NetSuite and Business Central can scale effectively for many midmarket and upper-midmarket firms, especially with disciplined architecture. Dynamics 365 Finance, SAP, Oracle, and Workday are generally better suited to organizations with larger global complexity, stronger governance requirements, or broader enterprise transformation agendas. The tradeoff is that larger platforms often require more process maturity to realize their value.
Migration considerations
Migration into a professional services ERP is often harder than expected because legacy systems usually contain inconsistent project codes, duplicate customer records, weak contract metadata, and incomplete time or billing history.
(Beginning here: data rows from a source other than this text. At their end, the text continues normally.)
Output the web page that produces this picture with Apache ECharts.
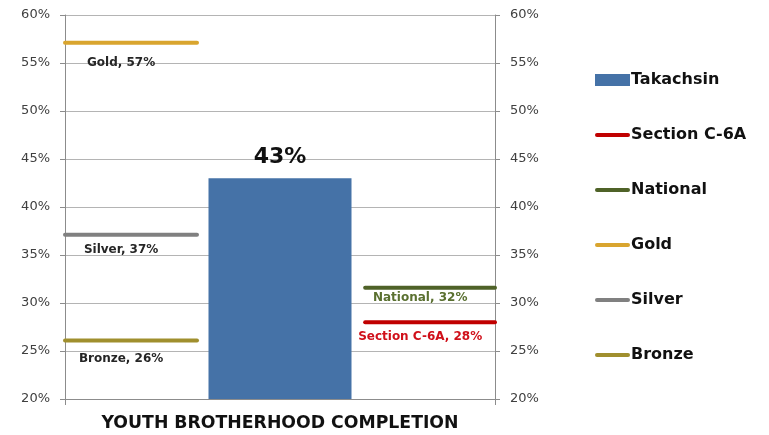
<!DOCTYPE html>
<html>
<head>
<meta charset="utf-8">
<script src="https://cdn.jsdelivr.net/npm/echarts@6/dist/echarts.min.js"></script>
<style>
  html, body { margin: 0; padding: 0; background: #fff; }
  #chart { width: 769px; height: 435px; }
</style>
</head>
<body>
<div id="chart"></div>
<script>
// data
const categories = ["YOUTH BROTHERHOOD COMPLETION"];
const barName = "Takachsin";
const barValues = [43];
const benchNames = ["Section C-6A", "National", "Gold", "Silver", "Bronze"];
const benchValues = [28, 31.6, 57.1, 37.1, 26.1];
const benchSide = ["right", "right", "left", "left", "left"];
const benchColors = ["#c00000", "#4f6228", "#d9a52f", "#808080", "#a08f2e"];
const benchLabelColors = ["#d0101a", "#5a7030", "#262626", "#262626", "#262626"];
const yMin = 20, yMax = 60, yStep = 5;

// layout: horizontal span of the benchmark lines (fraction of plot width)
const spans = { left: [0, 0.307], right: [0.698, 1] };
// layout: extra gap (px) between each line and its label
const labelGap = [9, 4, 14, 9, 12];

const FONT = "'DejaVu Sans', Verdana, sans-serif";
const LINE_ICON = "path://M2,0 L33,0 A2,2 0 0 1 33,4 L2,4 A2,2 0 0 1 2,0 Z";

const benchSeries = benchNames.map((name, i) => {
    const v = benchValues[i];
    const s = spans[benchSide[i]];
    return {
        name: name,
        type: "line",
        xAxisIndex: 1,
        yAxisIndex: 0,
        symbol: "none",
        lineStyle: { color: benchColors[i], width: 4, cap: "round" },
        itemStyle: { color: benchColors[i] },
        z: 3,
        data: [[s[0], v], [s[1], v]],
    };
});

// labels under each benchmark line (not in the legend)
const benchLabelSeries = {
    name: "labels",
    type: "scatter",
    xAxisIndex: 1,
    yAxisIndex: 0,
    symbolSize: 0,
    silent: true,
    itemStyle: { opacity: 1 },
    data: benchNames.map((name, i) => {
        const s = spans[benchSide[i]];
        return {
            value: [(s[0] + s[1]) / 2 - 0.023, benchValues[i]],
            label: {
                show: true,
                position: "bottom",
                distance: labelGap[i],
                formatter: name + ", " + Math.round(benchValues[i]) + "%",
                fontFamily: FONT,
                fontSize: 12,
                fontWeight: "bold",
                color: benchLabelColors[i],
                opacity: 1,
            },
        };
    }),
};

const yAxisBase = {
    type: "value",
    min: yMin,
    max: yMax,
    interval: yStep,
    axisLine: { show: true, lineStyle: { color: "#8c8c8c" } },
    axisTick: { show: true, length: 5, lineStyle: { color: "#8c8c8c" } },
    axisLabel: {
        formatter: "{value}%",
        fontFamily: FONT,
        fontSize: 13,
        color: "#404040",
        margin: 15,
    },
};

const chart = echarts.init(document.getElementById("chart"));
chart.setOption({
    animation: false,
    grid: { left: 65, right: 274, top: 15, bottom: 36 },
    legend: {
        orient: "vertical",
        left: 590,
        top: 67,
        itemWidth: 35,
        itemHeight: 12,
        itemGap: 39,
        symbolKeepAspect: true,
        data: [{ name: barName, icon: "rect" }].concat(
            benchNames.map((n) => ({ name: n, icon: LINE_ICON }))
        ),
        textStyle: {
            fontFamily: FONT,
            fontSize: 16,
            fontWeight: "bold",
            color: "#111",
            padding: [0, 0, 0, -4],
        },
    },
    xAxis: [
        {
            type: "category",
            data: categories,
            axisLine: { show: true, lineStyle: { color: "#8c8c8c" } },
            axisTick: { show: true, length: 6, lineStyle: { color: "#8c8c8c" } },
            axisLabel: {
                fontFamily: FONT,
                fontSize: 17.3,
                fontWeight: "bold",
                color: "#111",
                margin: 16,
            },
        },
        { type: "value", min: 0, max: 1, show: false },
    ],
    yAxis: [
        Object.assign({}, yAxisBase, {
            position: "left",
            splitLine: { show: true, lineStyle: { color: "#b4b4b4" } },
        }),
        Object.assign({}, yAxisBase, {
            position: "right",
            splitLine: { show: false },
        }),
    ],
    series: [
        {
            name: barName,
            type: "bar",
            xAxisIndex: 0,
            yAxisIndex: 0,
            barWidth: 143,
            itemStyle: { color: "#4572a7" },
            label: {
                show: true,
                position: "top",
                distance: 10,
                formatter: "{c}%",
                fontFamily: FONT,
                fontSize: 22,
                fontWeight: "bold",
                color: "#111",
            },
            data: barValues,
        },
    ].concat(benchSeries, [benchLabelSeries]),
});
</script>
</body>
</html>
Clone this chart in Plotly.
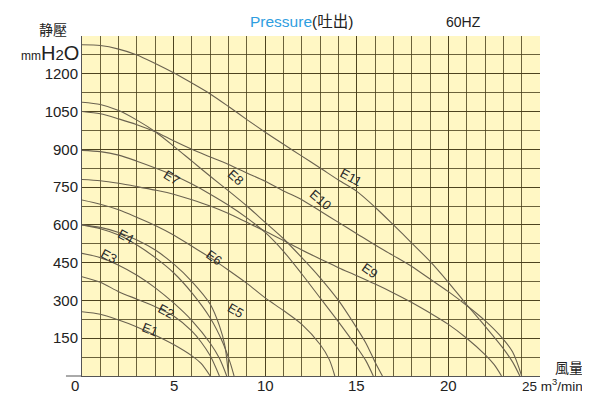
import plotly.graph_objects as go

# ---- data (flow m3/min, static pressure mmH2O) ----
E1_x = [0, 1, 2, 3, 4, 5, 6, 6.5, 7.0]
E1_y = [255, 245, 222, 195, 162, 125, 80, 50, 0]
E2_x = [0, 1, 2, 3, 4, 5, 6, 6.5, 7, 7.5]
E2_y = [394, 372, 335, 305, 275, 238, 178, 135, 80, 0]
E3_x = [0, 1, 2, 3, 4, 5, 6, 7, 7.5, 7.9]
E3_y = [487, 470, 440, 400, 350, 290, 220, 130, 70, 0]
E4_x = [0, 1, 2, 3, 4, 5, 6, 7, 7.7, 8.1, 8.3]
E4_y = [600, 585, 560, 520, 470, 410, 330, 230, 130, 50, 0]
E5_x = [0, 1, 2, 3, 4, 5, 6, 7, 7.5, 7.8, 8.0]
E5_y = [600, 590, 570, 540, 500, 445, 375, 285, 200, 120, 0]
E6_x = [0, 1, 2, 3, 4, 5, 6, 7, 8, 9, 10, 11, 12, 13, 13.5, 13.8]
E6_y = [699, 682, 660, 630, 598, 560, 515, 470, 420, 368, 310, 260, 205, 125, 65, 0]
E7_x = [0, 1, 2, 3, 4, 5, 6, 7, 8, 9, 10, 11, 12, 13, 14, 15, 15.5, 15.9]
E7_y = [896, 891, 877, 853, 826, 797, 762, 722, 678, 628, 570, 495, 405, 310, 215, 115, 60, 0]
E8_x = [0, 1, 2, 3, 4, 5, 6, 7, 8, 9, 10, 11, 12, 13, 14, 15, 15.5, 16, 16.4]
E8_y = [1087, 1078, 1054, 1016, 970, 913, 853, 793, 735, 675, 610, 545, 470, 390, 300, 190, 130, 55, 0]
E9_x = [0, 1, 2, 3, 4, 5, 6, 7, 8, 9, 10, 11, 12, 13, 14, 15, 16, 17, 18, 19, 20, 21, 22, 22.5, 22.9]
E9_y = [780, 775, 765, 752, 738, 722, 700, 675, 645, 610, 575, 538, 500, 465, 430, 398, 365, 330, 292, 250, 205, 150, 85, 45, 0]
E10_x = [0, 1, 2, 3, 4, 5, 6, 7, 8, 9, 10, 11, 12, 13, 14, 15, 16, 17, 18, 19, 20, 21, 22, 22.8, 23.5, 24.0]
E10_y = [1050, 1041, 1021, 998, 970, 934, 900, 870, 840, 806, 773, 735, 700, 655, 610, 565, 520, 478, 435, 385, 335, 280, 220, 162, 96, 0]
E11_x = [0, 1, 2, 3, 4, 5, 6, 7, 8, 9, 10, 11, 12, 13, 14, 15, 16, 17, 18, 19, 20, 21, 22, 23, 23.5, 23.9]
E11_y = [1315, 1312, 1298, 1275, 1241, 1204, 1163, 1120, 1070, 1018, 968, 920, 873, 826, 778, 733, 670, 600, 528, 455, 372, 283, 198, 109, 56, 0]

curve_names = ["E1", "E2", "E3", "E4", "E5", "E6", "E7", "E8", "E9", "E10", "E11"]
curve_x = [E1_x, E2_x, E3_x, E4_x, E5_x, E6_x, E7_x, E8_x, E9_x, E10_x, E11_x]
curve_y = [E1_y, E2_y, E3_y, E4_y, E5_y, E6_y, E7_y, E8_y, E9_y, E10_y, E11_y]

# label positions (x, y, angle)
label_x = [3.7, 4.6, 1.5, 2.4, 8.4, 7.2, 4.9, 8.4, 15.7, 13.0, 14.7]
label_y = [183, 255, 475, 555, 262, 470, 790, 790, 420, 700, 790]
label_ang = [22, 28, 28, 28, 30, 35, 32, 42, 35, 40, 28]

y_ticks = [150, 300, 450, 600, 750, 900, 1050, 1200]
x_ticks = [5, 10, 15, 20]

FONT = "Liberation Sans, Arial, Helvetica, sans-serif"
CJK = "Noto Sans CJK TC, Noto Sans CJK JP, sans-serif"
GRID = "rgba(70,60,25,0.8)"
LINE = "#6a6250"
TXT = "#222"

fig = go.Figure()
for n, xs, ys in zip(curve_names, curve_x, curve_y):
    fig.add_trace(go.Scatter(x=xs, y=ys, mode="lines", name=n,
                             line=dict(color=LINE, width=1.1, shape="spline", smoothing=0.8),
                             hoverinfo="skip", showlegend=False))

for n, lx, ly, la in zip(curve_names, label_x, label_y, label_ang):
    fig.add_annotation(x=lx, y=ly, text=n, showarrow=False, textangle=la,
                       font=dict(family=FONT, size=13, color="#2a2a2a"))

fig.update_xaxes(range=[0, 25], tickvals=x_ticks,
                 showgrid=True, gridcolor=GRID, gridwidth=1,
                 minor=dict(dtick=1, tick0=0, showgrid=True, gridcolor=GRID, gridwidth=1),
                 showline=True, linecolor="#555", linewidth=1, zeroline=False,
                 showticklabels=False, ticks="", automargin=False, fixedrange=True)
fig.update_yaxes(range=[0, 1350], tickvals=y_ticks, ticktext=[str(v) for v in y_ticks],
                 showgrid=True, gridcolor=GRID, gridwidth=1,
                 minor=dict(dtick=75, tick0=0, showgrid=True, gridcolor=GRID, gridwidth=1),
                 showline=True, linecolor="#555", linewidth=1, zeroline=False,
                 tickfont=dict(family=FONT, size=15, color=TXT), ticks="",
                 automargin=False, fixedrange=True)

# x tick labels, placed on the x scale just below the axis
for v in x_ticks:
    fig.add_annotation(x=v, xref="x", y=0, yref="paper", yshift=1, text=str(v),
                       showarrow=False, xanchor="center", yanchor="top",
                       font=dict(family=FONT, size=15, color=TXT))
fig.add_annotation(x=0, xref="x", y=0, yref="paper", xshift=-7, yshift=1, text="0",
                   showarrow=False, xanchor="center", yanchor="top",
                   font=dict(family=FONT, size=15, color=TXT))
fig.add_annotation(x=25, xref="x", y=0, yref="paper", xshift=-20, yshift=2,
                   text="25 m<sup>3</sup>/min",
                   showarrow=False, xanchor="left", yanchor="top",
                   font=dict(family=FONT, size=13.5, color=TXT))
fig.add_annotation(xref="paper", yref="paper", x=1.028, y=0, yshift=9, text="風量",
                   showarrow=False, xanchor="left", yanchor="middle",
                   font=dict(family=CJK, size=14, color=TXT))
fig.add_annotation(xref="paper", yref="paper", x=-0.028, y=1, yshift=-5, text="静壓",
                   showarrow=False, xanchor="right", yanchor="bottom",
                   font=dict(family=CJK, size=14, color=TXT))
fig.add_annotation(xref="paper", yref="paper", x=-0.002, y=0.95,
                   text="<span style='font-size:12px'>mm</span>H<span style='font-size:15px'>2</span>O",
                   showarrow=False, xanchor="right", yanchor="middle",
                   font=dict(family=FONT, size=20, color=TXT))
fig.add_annotation(xref="paper", yref="paper", x=0.48, y=1, yshift=4,
                   text="<span style='color:#2f9ee0'>Pressure</span>(吐出)",
                   showarrow=False, xanchor="center", yanchor="bottom",
                   font=dict(family=FONT + ", " + CJK, size=15.5, color=TXT))
fig.add_annotation(xref="paper", yref="paper", x=0.832, y=1, yshift=4, text="60HZ",
                   showarrow=False, xanchor="center", yanchor="bottom",
                   font=dict(family=FONT, size=14, color=TXT))
# small tick dash at the origin
fig.add_shape(type="line", xref="paper", yref="paper", x0=-0.035, x1=0, y0=0, y1=0,
              line=dict(color="#555", width=1))

# the page body adds an 8px margin, so the figure is 8px smaller than the window
fig.update_layout(width=582, height=387, margin=dict(l=74, r=50, t=28, b=19),
                  paper_bgcolor="white", plot_bgcolor="#FFF7C4")
fig.write_html("out.html")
Firms moving from disconnected accounting, PSA, and spreadsheet environments should decide early which historical data must be converted, which can be archived, and how project status will be reconciled at cutover.
- Clean customer, project, contract, employee, role, and rate-card master data before design is finalized.
- Standardize utilization formulas and billable classifications before reporting requirements are locked.
- Decide whether open projects will be migrated in detail or re-established with opening balances and summarized history.
- Validate revenue recognition and WIP treatment carefully during parallel testing.
- Plan for organizational change in time entry, project approvals, and manager accountability.
Strengths and weaknesses summary
| Platform | Key Strengths | Key Weaknesses |
|---|---|---|
| Oracle NetSuite | Balanced cloud financials, strong midmarket fit, good project accounting foundation, broad ecosystem | May need add-ons for advanced resource optimization or highly complex enterprise requirements |
| Dynamics 365 Business Central + extensions | Flexible, cost-conscious, strong Microsoft alignment, adaptable through partner ecosystem | Solution quality depends heavily on extension strategy and implementation partner discipline |
| Dynamics 365 Finance | Strong financial governance, enterprise scalability, solid project accounting capabilities | Higher complexity and may still require adjacent tools for advanced utilization management |
| SAP S/4HANA Cloud | Enterprise control, global standardization, strong compliance and scale | High cost and complexity; may exceed the needs of many pure services firms |
| Oracle Fusion Cloud ERP | Robust project financials, enterprise integration depth, strong governance support | Requires mature program management and can be heavy for less complex organizations |
| Workday Financial Management | Strong finance-HCM alignment, useful for labor-centric planning and visibility | Project execution depth may depend on ecosystem architecture rather than core platform alone |
Executive decision guidance
Executives should avoid framing the decision as a generic ERP bake-off. The more useful approach is to identify which operating model problem is most urgent. If the business needs faster financial close and better project margin visibility in a growing midmarket environment, NetSuite or Business Central-based architectures may be practical. If the organization needs stronger global controls, multi-entity governance, and enterprise-grade project accounting, Dynamics 365 Finance, Oracle Fusion, SAP S/4HANA, or Workday-led architectures may be more appropriate.
For utilization control specifically, buyers should test each platform against real staffing and delivery scenarios, not scripted demos. Ask how the system handles partially allocated consultants, changing bill rates, subcontractor pass-through costs, blended teams across legal entities, and forecast-to-actual margin erosion. The winning option is usually the one that supports management decisions with the least manual reconciliation, not the one with the longest feature list.
A disciplined selection process should include future-state process design, data readiness assessment, integration architecture review, and implementation partner evaluation. In professional services, ERP success depends as much on governance and adoption as on software capability. The best-fit platform is the one the organization can implement cleanly, govern consistently, and use to improve project economics over time.